Hay otra educación que
parte del reconocimiento de los saberes de los educandos, no para quedarse en
ellos, sino para ponerlos a dialogar con otros organizados y jerarquizados
según los criterios académicos al uso. Es, por tanto, inductiva: parte de la
realidad para llegar a los conceptos, que se elaboran a partir de los
materiales que portan todos los participantes en el acto educativo y que
polemiza, refuta, reivindica, revalida y complejiza esos materiales iniciales
para construir nuevo conocimiento.
La primera educación tiende
a reproducir lo que existe: las relaciones, las posiciones, las jerarquías, y a
desarrollar el conocimiento por carriles dictados por fuerzas e intereses que
muchas veces les resultan oscuros o desconocidos a sus actores. Desconfía de la
curiosidad y proscribe la transgresión. La segunda pretende violentar lo que
existe: las fronteras entre lo culto y lo “inculto”, las posiciones que ocupan
educador y educando, y desarrollar el conocimiento a partir de las necesidades
que dicta una realidad social en la que participan conscientemente cada vez más
actores. Acoge la pregunta curiosa y le da la bienvenida a la necesidad humana
de traspasar fronteras e incursionar en nuevos territorios.
No es de extrañar,
entonces, que ambas tengan concepciones distintas de la cultura popular. Para
la primera, es un concepto estático —para reforzar lo cual se suele acompañar
por el calificativo de “tradicional”—, que tiene sus canales de reproducción
propios y escasos vasos comunicantes con la cultura que se aborda en las aulas
y a la que esa misma educación pertenece.
Para la segunda, es un
concepto dinámico, sujeto a transformaciones y diálogos, material con el que se
elabora la cultura sin apellidos. No está opuesta a los saberes organizados en
la academia, sino que conversa con ellos en un proceso en el que ambos se
transforman.
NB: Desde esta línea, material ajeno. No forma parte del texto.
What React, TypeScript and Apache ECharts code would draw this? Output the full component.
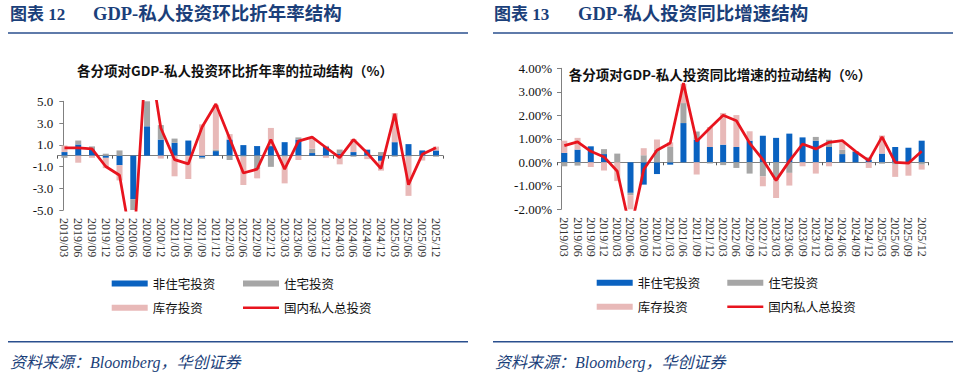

Inficiona la educación formalizada y es la fuente de las
interrogaciones que el diálogo debe ayudar a contestar.
Volviendo entonces a la
ilustración del principio. La primera educación supone que el especialista es
el dueño del conocimiento e ilumina con él a “pizarras en blanco” portadoras de
una “cultura popular” que no tiene puntos de contacto con la del ilustrado.
Asigna, además, lugares jerárquicos incluso en el espacio físico: el estrado,
el lugar de sombra… Proscribe y excluye segmentos de la realidad de los
educandos y los educadores. No habla nunca en primera persona y sus objetivos
se fijan desde afuera y arriba.
La segunda es
inclusiva: la cultura popular no es estática, sino que puede y debe incluir
todo el saber y convertirse de una sobrecama de retazos, con elementos tomados
de aquí y allá, en un hermoso tejido colectivo.